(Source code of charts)
>> begin

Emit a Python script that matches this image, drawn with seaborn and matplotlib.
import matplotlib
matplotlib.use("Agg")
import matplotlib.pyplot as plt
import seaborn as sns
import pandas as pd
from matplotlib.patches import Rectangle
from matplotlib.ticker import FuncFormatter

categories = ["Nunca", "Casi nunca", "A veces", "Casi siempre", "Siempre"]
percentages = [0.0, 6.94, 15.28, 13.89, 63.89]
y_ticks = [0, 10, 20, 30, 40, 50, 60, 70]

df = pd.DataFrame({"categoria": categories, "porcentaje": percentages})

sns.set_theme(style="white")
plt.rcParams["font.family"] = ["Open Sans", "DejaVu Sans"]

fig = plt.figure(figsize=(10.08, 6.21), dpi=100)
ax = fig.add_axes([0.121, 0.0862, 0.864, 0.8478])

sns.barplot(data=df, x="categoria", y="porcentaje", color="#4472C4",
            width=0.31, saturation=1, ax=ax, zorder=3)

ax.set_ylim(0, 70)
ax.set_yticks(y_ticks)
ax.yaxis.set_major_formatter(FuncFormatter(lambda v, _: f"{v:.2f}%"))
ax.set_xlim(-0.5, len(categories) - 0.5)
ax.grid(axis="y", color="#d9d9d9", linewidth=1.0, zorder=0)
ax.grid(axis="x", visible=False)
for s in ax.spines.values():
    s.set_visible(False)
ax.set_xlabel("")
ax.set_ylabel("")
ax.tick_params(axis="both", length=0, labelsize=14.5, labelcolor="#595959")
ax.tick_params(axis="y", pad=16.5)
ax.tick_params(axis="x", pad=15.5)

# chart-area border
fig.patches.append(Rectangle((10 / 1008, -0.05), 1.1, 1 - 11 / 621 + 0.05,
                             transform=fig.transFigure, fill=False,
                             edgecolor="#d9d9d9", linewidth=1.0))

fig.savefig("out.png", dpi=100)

>> end
>> begin

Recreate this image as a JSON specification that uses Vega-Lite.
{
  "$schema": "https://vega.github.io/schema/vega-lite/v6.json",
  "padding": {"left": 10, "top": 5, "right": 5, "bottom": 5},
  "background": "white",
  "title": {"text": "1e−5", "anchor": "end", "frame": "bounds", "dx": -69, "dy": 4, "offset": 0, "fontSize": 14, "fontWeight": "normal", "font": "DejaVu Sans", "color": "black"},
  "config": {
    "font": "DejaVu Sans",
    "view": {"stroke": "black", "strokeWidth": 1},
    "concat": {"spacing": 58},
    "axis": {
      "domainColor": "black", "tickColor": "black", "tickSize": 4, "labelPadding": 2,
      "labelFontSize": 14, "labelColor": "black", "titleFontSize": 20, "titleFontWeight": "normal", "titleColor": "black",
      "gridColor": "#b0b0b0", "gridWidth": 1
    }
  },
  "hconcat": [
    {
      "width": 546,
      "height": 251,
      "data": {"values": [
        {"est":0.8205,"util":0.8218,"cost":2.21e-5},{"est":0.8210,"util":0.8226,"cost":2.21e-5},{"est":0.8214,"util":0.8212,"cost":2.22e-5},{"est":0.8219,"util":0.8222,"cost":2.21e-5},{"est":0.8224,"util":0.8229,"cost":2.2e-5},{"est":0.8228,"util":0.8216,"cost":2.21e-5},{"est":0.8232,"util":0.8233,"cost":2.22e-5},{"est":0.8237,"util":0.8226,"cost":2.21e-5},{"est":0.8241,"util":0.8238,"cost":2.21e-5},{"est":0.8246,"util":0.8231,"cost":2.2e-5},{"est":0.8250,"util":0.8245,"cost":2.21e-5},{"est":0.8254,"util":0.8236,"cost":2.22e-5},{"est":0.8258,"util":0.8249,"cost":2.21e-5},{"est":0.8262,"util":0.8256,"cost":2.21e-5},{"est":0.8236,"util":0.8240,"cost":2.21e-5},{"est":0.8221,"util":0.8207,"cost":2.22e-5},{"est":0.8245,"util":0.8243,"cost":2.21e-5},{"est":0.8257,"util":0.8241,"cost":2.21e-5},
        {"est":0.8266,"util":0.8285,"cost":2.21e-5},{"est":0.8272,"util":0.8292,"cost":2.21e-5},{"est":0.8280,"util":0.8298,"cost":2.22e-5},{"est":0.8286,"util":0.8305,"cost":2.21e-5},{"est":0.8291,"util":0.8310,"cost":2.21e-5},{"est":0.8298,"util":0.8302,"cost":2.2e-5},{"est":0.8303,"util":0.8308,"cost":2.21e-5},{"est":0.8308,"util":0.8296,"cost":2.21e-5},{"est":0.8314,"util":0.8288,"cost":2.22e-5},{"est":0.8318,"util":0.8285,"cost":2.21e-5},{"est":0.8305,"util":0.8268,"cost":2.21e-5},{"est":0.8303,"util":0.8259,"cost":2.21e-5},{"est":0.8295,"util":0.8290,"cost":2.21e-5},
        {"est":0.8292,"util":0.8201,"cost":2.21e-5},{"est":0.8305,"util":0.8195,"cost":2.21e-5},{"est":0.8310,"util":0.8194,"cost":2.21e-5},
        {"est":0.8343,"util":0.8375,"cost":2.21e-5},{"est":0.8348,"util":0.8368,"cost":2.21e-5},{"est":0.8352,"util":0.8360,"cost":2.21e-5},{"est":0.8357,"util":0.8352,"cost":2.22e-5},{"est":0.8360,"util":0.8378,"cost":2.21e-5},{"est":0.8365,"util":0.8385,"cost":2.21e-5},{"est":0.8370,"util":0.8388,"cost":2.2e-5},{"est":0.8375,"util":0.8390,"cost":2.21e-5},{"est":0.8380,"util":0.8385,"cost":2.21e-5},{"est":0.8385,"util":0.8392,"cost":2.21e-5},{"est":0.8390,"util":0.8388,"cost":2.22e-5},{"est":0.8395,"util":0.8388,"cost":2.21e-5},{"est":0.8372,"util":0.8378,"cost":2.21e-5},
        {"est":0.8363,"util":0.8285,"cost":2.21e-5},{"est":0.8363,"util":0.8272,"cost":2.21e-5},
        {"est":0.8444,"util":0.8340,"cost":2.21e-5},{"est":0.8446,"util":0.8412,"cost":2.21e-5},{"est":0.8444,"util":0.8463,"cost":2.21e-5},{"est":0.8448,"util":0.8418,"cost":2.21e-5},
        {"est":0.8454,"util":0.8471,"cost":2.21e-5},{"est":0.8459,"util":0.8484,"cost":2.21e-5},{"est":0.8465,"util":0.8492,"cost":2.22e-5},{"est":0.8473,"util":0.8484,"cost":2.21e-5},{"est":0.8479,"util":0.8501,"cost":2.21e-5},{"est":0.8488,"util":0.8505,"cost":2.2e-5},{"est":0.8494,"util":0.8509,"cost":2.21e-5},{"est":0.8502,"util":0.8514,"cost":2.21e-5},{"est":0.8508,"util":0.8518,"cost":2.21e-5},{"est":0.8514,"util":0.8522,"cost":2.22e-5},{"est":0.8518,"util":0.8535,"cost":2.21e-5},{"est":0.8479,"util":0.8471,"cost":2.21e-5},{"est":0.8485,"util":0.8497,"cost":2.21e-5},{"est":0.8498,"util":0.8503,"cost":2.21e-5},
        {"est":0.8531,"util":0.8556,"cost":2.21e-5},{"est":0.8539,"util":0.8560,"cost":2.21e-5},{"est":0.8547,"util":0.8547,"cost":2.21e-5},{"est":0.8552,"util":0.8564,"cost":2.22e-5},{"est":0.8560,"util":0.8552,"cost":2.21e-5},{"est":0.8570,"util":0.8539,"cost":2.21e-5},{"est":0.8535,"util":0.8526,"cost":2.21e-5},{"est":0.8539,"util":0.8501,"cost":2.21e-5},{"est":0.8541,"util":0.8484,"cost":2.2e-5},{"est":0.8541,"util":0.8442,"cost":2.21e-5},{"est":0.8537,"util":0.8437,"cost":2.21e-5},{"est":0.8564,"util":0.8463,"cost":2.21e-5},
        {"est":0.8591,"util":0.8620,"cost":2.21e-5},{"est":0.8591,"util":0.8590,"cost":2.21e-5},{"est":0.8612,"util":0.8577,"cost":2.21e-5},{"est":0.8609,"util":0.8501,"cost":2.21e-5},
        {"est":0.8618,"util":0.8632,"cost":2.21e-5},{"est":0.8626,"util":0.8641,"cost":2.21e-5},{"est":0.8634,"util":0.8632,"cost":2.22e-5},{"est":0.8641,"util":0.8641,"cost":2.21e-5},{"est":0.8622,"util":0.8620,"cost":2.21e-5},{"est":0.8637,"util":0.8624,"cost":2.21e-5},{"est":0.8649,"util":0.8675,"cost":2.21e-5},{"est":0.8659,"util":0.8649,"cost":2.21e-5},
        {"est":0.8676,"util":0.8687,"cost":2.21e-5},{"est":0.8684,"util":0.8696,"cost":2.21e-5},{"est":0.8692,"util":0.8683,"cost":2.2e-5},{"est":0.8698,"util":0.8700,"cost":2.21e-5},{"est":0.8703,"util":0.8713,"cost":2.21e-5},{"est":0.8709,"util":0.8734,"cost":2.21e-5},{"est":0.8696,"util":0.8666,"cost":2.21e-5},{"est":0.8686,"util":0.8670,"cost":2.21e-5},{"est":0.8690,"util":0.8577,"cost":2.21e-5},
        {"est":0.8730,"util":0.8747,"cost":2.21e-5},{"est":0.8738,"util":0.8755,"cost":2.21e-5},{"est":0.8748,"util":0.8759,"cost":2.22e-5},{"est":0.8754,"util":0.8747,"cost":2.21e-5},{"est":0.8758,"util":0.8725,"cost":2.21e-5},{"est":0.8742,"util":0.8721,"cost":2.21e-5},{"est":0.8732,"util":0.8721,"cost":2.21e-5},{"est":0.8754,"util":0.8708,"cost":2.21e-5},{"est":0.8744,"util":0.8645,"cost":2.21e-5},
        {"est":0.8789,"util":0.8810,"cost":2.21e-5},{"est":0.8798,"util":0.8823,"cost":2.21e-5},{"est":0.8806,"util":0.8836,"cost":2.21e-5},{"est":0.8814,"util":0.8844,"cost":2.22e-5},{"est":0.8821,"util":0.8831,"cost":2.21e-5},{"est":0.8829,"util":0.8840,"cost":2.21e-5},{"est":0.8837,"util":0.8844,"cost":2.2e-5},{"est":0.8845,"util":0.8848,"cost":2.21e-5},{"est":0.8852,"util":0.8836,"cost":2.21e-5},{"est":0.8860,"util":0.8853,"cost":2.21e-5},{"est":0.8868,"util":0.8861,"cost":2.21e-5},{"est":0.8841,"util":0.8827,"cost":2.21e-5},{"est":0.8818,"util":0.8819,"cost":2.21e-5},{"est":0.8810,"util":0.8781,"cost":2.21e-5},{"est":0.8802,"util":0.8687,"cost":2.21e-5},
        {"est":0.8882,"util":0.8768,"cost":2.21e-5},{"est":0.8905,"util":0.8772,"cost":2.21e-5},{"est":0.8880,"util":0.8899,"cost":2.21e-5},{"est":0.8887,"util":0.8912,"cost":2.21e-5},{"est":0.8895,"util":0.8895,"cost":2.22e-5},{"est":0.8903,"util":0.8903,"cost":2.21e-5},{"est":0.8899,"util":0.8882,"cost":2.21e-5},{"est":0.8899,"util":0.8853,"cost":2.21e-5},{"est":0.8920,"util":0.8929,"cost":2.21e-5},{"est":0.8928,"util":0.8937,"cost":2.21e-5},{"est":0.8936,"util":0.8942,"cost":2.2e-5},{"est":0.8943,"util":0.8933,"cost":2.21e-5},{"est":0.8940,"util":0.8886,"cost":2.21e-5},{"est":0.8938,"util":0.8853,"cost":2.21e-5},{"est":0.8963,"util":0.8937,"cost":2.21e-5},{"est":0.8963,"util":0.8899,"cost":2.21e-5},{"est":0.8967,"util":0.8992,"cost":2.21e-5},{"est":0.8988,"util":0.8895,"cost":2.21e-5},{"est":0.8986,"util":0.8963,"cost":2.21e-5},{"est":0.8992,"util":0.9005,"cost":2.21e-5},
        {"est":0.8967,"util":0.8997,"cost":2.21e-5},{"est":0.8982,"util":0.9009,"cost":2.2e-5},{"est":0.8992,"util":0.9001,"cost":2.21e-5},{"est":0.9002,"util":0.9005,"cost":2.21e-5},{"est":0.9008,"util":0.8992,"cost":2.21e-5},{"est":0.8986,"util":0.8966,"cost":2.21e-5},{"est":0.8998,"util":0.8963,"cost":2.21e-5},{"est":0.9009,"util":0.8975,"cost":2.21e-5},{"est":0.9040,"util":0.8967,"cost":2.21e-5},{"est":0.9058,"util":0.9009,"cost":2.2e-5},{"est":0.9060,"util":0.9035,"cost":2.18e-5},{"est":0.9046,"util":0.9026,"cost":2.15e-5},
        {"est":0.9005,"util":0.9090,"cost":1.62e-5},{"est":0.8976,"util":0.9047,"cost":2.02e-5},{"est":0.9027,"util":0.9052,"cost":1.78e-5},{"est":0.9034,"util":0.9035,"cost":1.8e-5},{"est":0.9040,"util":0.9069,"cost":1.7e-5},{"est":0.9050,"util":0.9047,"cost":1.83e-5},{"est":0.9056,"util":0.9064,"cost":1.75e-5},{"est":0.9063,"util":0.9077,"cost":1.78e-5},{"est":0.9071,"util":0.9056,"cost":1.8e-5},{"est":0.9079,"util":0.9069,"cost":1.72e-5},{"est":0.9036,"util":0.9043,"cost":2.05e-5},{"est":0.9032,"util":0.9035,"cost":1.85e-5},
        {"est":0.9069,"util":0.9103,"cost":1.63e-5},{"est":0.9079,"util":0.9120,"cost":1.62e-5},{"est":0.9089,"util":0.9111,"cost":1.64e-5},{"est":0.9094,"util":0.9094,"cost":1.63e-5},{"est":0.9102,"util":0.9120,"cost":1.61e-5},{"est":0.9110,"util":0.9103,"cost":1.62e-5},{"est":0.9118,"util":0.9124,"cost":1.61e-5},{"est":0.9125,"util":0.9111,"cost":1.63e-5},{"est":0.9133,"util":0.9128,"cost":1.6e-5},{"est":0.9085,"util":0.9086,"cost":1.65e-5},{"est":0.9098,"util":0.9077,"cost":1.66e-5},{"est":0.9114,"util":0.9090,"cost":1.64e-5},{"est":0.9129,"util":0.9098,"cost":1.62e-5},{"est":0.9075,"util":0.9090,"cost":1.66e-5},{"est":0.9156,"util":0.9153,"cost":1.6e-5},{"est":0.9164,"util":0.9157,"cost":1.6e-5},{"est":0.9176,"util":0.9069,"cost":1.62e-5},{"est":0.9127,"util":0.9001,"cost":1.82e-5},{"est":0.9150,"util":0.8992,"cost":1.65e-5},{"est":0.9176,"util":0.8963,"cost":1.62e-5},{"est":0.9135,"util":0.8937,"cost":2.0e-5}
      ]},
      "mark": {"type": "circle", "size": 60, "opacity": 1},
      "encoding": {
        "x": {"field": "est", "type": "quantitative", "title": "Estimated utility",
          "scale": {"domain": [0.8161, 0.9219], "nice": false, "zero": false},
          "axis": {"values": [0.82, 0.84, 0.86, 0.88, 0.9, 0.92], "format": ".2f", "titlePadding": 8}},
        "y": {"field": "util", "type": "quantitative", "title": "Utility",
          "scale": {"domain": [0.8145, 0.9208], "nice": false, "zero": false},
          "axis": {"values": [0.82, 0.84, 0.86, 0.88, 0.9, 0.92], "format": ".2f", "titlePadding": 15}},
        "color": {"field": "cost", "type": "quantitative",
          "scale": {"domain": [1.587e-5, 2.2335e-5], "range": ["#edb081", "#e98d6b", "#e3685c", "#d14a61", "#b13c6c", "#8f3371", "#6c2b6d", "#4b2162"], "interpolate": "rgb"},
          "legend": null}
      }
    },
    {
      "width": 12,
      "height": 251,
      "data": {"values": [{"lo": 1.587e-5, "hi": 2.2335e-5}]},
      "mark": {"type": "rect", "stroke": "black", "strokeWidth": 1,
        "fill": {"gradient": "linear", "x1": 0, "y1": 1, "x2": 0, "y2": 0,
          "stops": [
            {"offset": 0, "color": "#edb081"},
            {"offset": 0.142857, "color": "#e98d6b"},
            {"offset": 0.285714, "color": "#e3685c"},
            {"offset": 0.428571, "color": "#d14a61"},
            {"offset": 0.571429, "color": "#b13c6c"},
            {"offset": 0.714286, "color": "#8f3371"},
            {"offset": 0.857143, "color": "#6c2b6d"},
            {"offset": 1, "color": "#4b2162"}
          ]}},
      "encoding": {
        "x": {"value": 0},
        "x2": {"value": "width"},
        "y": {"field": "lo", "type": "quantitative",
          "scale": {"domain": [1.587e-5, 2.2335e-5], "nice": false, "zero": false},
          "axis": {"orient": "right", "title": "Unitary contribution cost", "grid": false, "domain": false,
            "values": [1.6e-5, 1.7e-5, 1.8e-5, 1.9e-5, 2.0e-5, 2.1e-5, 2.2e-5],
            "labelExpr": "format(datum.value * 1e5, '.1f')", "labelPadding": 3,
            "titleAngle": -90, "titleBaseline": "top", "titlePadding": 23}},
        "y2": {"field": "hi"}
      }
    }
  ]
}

>> end

*What you are asked to do*
Set down exactly the lines from the line that contains "Emit a Python" to the line that contains "width=0.31, saturation=1, ax=ax, zorder=3)", both lines included, and nothing more.

*Answer to this problem*
Emit a Python script that matches this image, drawn with seaborn and matplotlib.
import matplotlib
matplotlib.use("Agg")
import matplotlib.pyplot as plt
import seaborn as sns
import pandas as pd
from matplotlib.patches import Rectangle
from matplotlib.ticker import FuncFormatter

categories = ["Nunca", "Casi nunca", "A veces", "Casi siempre", "Siempre"]
percentages = [0.0, 6.94, 15.28, 13.89, 63.89]
y_ticks = [0, 10, 20, 30, 40, 50, 60, 70]

df = pd.DataFrame({"categoria": categories, "porcentaje": percentages})

sns.set_theme(style="white")
plt.rcParams["font.family"] = ["Open Sans", "DejaVu Sans"]

fig = plt.figure(figsize=(10.08, 6.21), dpi=100)
ax = fig.add_axes([0.121, 0.0862, 0.864, 0.8478])

sns.barplot(data=df, x="categoria", y="porcentaje", color="#4472C4",
            width=0.31, saturation=1, ax=ax, zorder=3)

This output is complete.